Money is handled oddly--winning battles doesn't give you any, though defeated enemies occasionally drop coins on the map screen. Also, coins will sometimes just be lying in the middle of the road, Mario-style. Given the necessity of items in the early areas, the severe dearth of money is a problem. Also, you need to earn magic one spell at a time by beating bonus dragon bosses, which is not particularly intuitive.

What the game desperately needs is an automap system, but what it gives you are signposts along the paths that you can mark with various symbols as you see fit. But I suppose that would make it clear that the dungeons / areas aren't actually that complex or difficult, they're mostly long stretches of straight lines with occasional turnoffs.

Overall: Once you get past Oz gimmick and stylus control scheme, it's just another 3D dungeon-crawler without a lot of plot or real complexity.
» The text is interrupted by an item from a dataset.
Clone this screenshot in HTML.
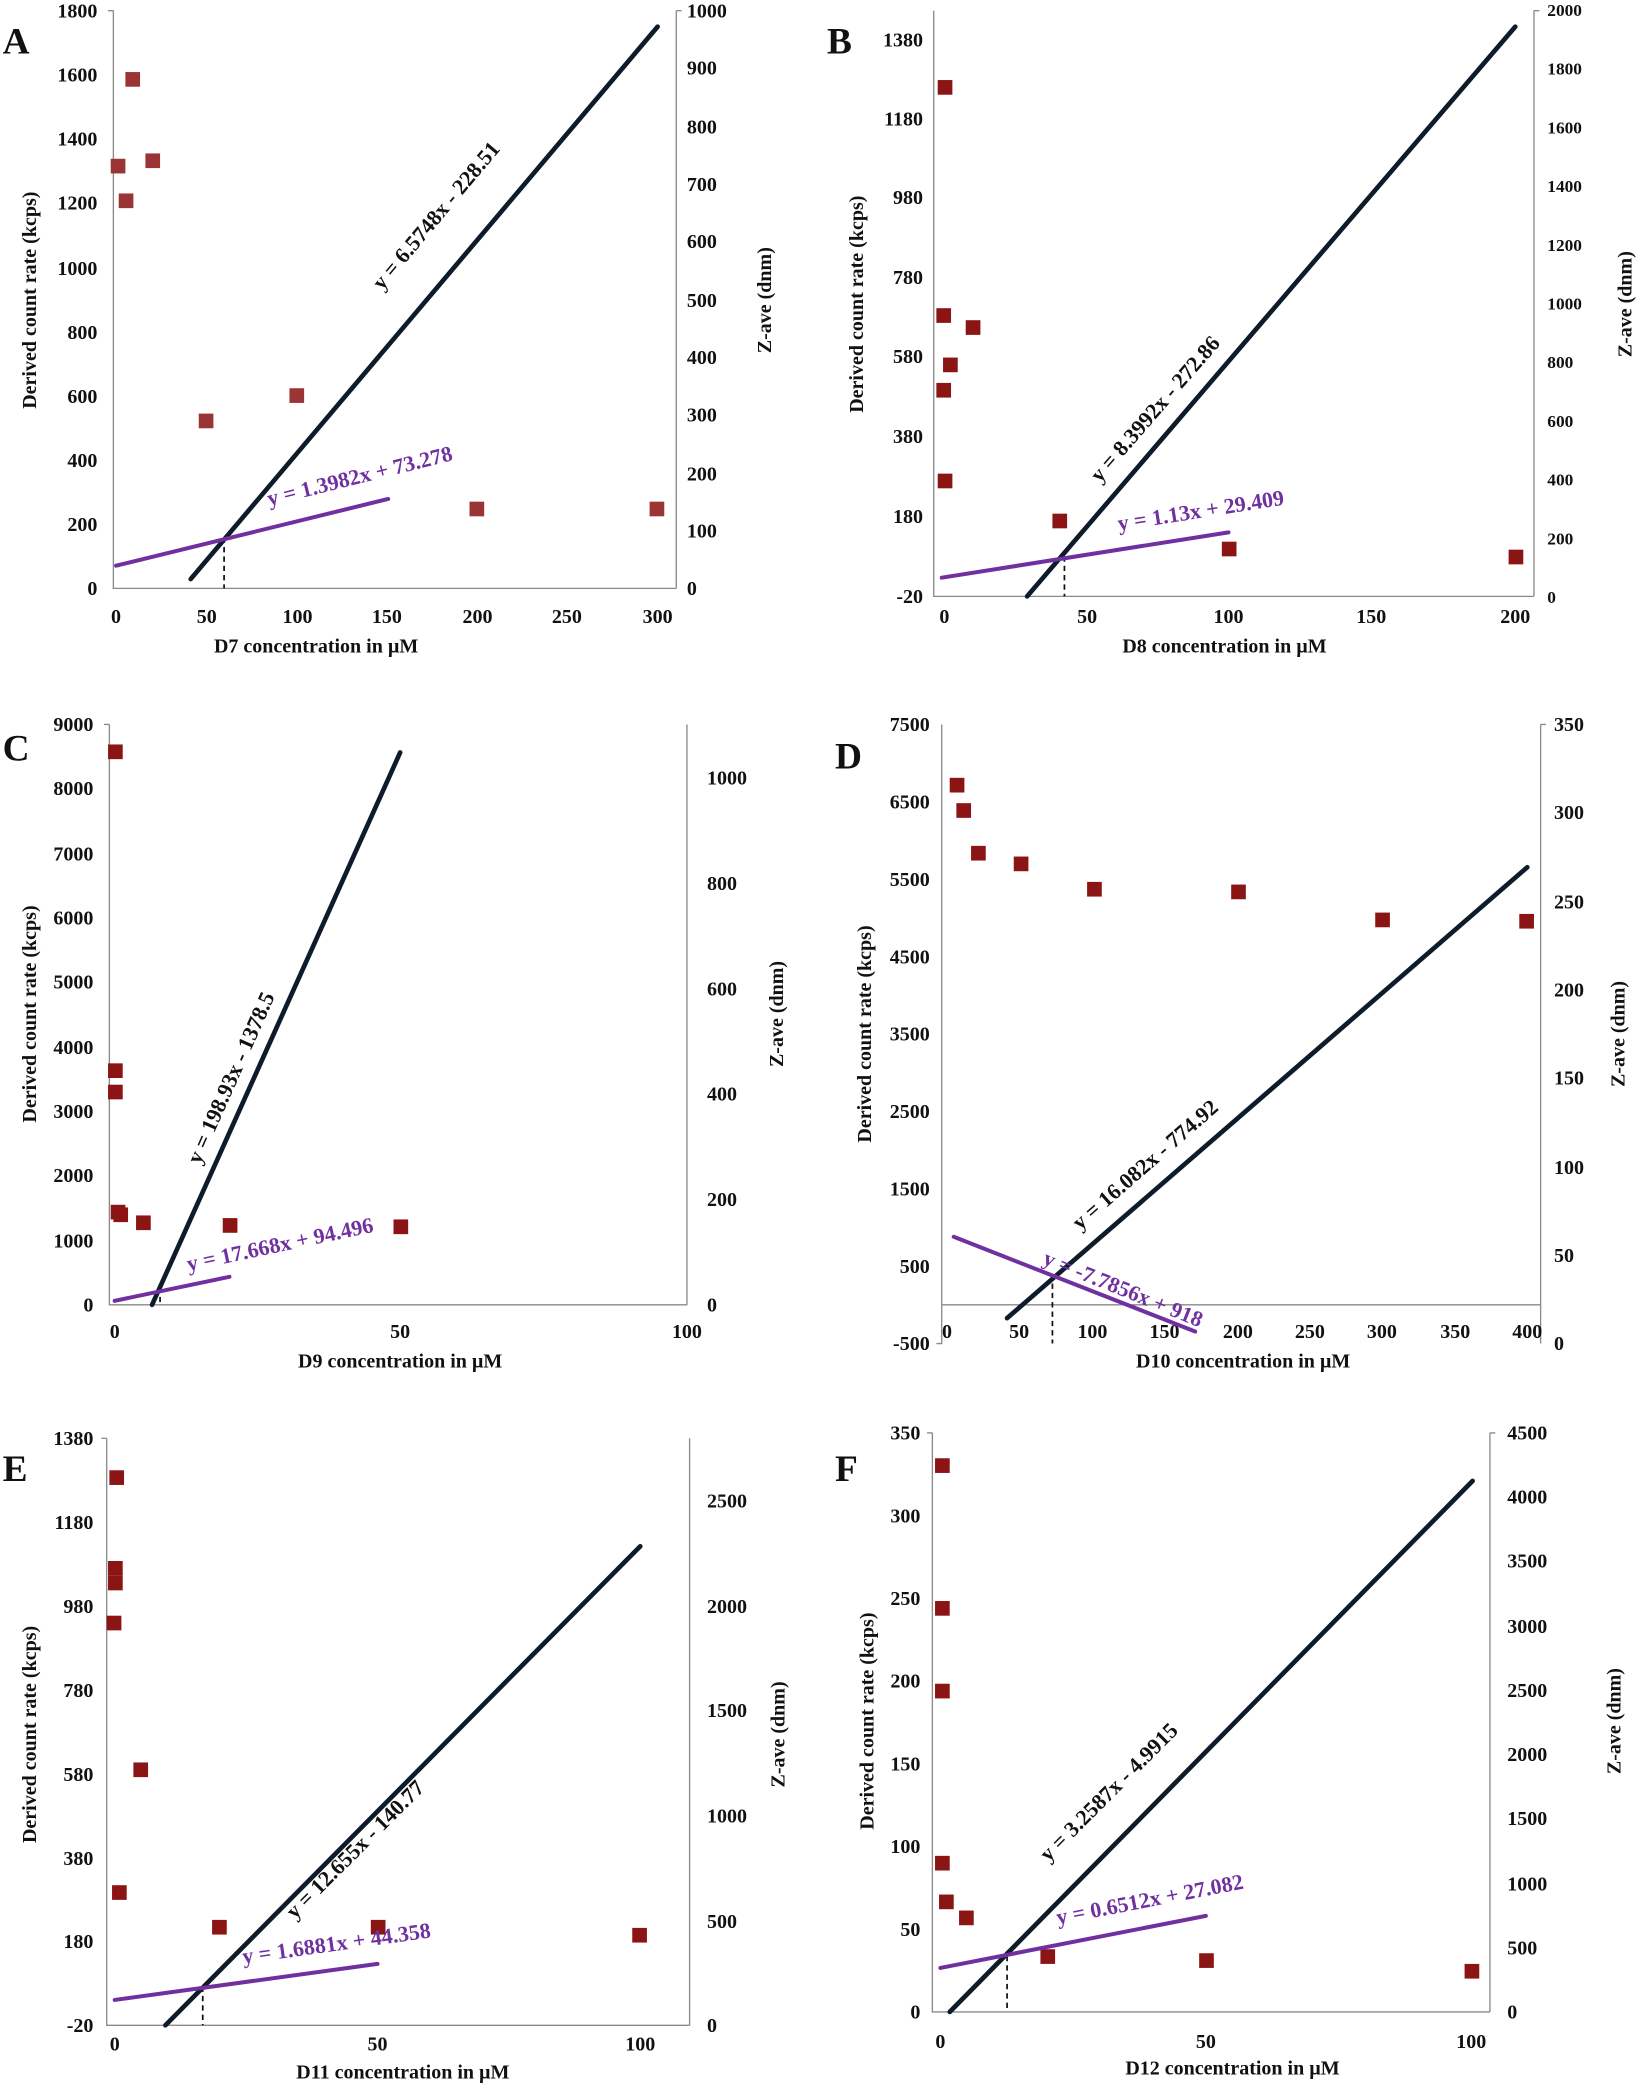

It's not bad, it's just nothing special. A time-waster of a game at a point in my life when I don't have a lot of time to waste. (Also, I cannot think about the title without getting a certain Elton John song stuck in my head. So there’s that.)


Avalon Code

A mysterious Book of Prophecy emerges from a monument and falls into the hands of a young man named Yemil. But the Imperial Knights want it. With the help of Rempo, the fire spirit bound to the Book, Yemil will need to record everything he can find into the Book before the world is destroyed, so those things survive into the next world.

The Book is the major mechanic for the game, and occupies the lower DS screen. From there, you can upgrade weapons, monkey with enemy stats, and change the world around you. The Book gains experience as you copy things into it and as you examine items and talk to people, then you can rearrange the attributes of people and objects to improve them. This quickly becomes really complex, as you need to keep track of what attributes you have available and where you put them, or you'll spend an hour flipping through the book trying to find that one Iron tile you need to complete your sword. (Credit to the designers for being really thorough at what you can do by mixing-and-matching traits on items and creatures; but I don't really have the patience for the kind of experimentation the game really demands.)

Another action-rpg hybrid, this game has a fairly standard "running, rolling and sword-slashing" exploration and fighting mode, with the book as the statistics/strategy mechanism, plus plenty of interacting with NPCs and solving their problems. You only get 5 HP, though, which I couldn't figure out how to increase on my own (Apparently there are Hp-increasing tablets I missed). The Game Over screen is a common occurance past the first few areas, though continuing only puts you back to the beginning of the room and doesn't seem to carry any other penalties. The dungeons are strings of puzzle rooms, where you're timed on how quickly you can hit all the switches or defeat all the monsters.

I think there are a lot of interesting concepts here, but the execution has some major flaws. Rather than only being able to have four tiles in "inventory" at any given time, you should have a bank of all currently unused tiles, so you can keep track of them without having to skim. (Especially since the first thing you do unpon meeting a ew monster is to remove most of its traits to weaken it.) Also, the Book is just too goddamn big for something you need to flip through and wait to load--the index isn't good enough and searching the book manually takes too long.

My other issues is that this game can't decide whether it's linear or a wide open sandbox--there seem to be a lot of sidequests that you can do in any order, but if you stumble on the main plot before doing them, you'll get shuffled along and locked out of them (at least for a while--I'm not sure they're permanently missable).

Overall: Bunch of neat concepts, and credit for trying something new, but the execution is too problematic for me to spend limited gaming time on. (I might have made it further in a few years ago.)

Edit: I read the Let’s Play, and I’m even happier with my decision to abandon trying to get through this. The LP is a good read—the author fleshed out the story and added a lot of witty dialogue and better characterization—but it also makes it very clear that for all of this game’s potential, the execution was lacking and playing it for 30 hours wouldn’t have been fun.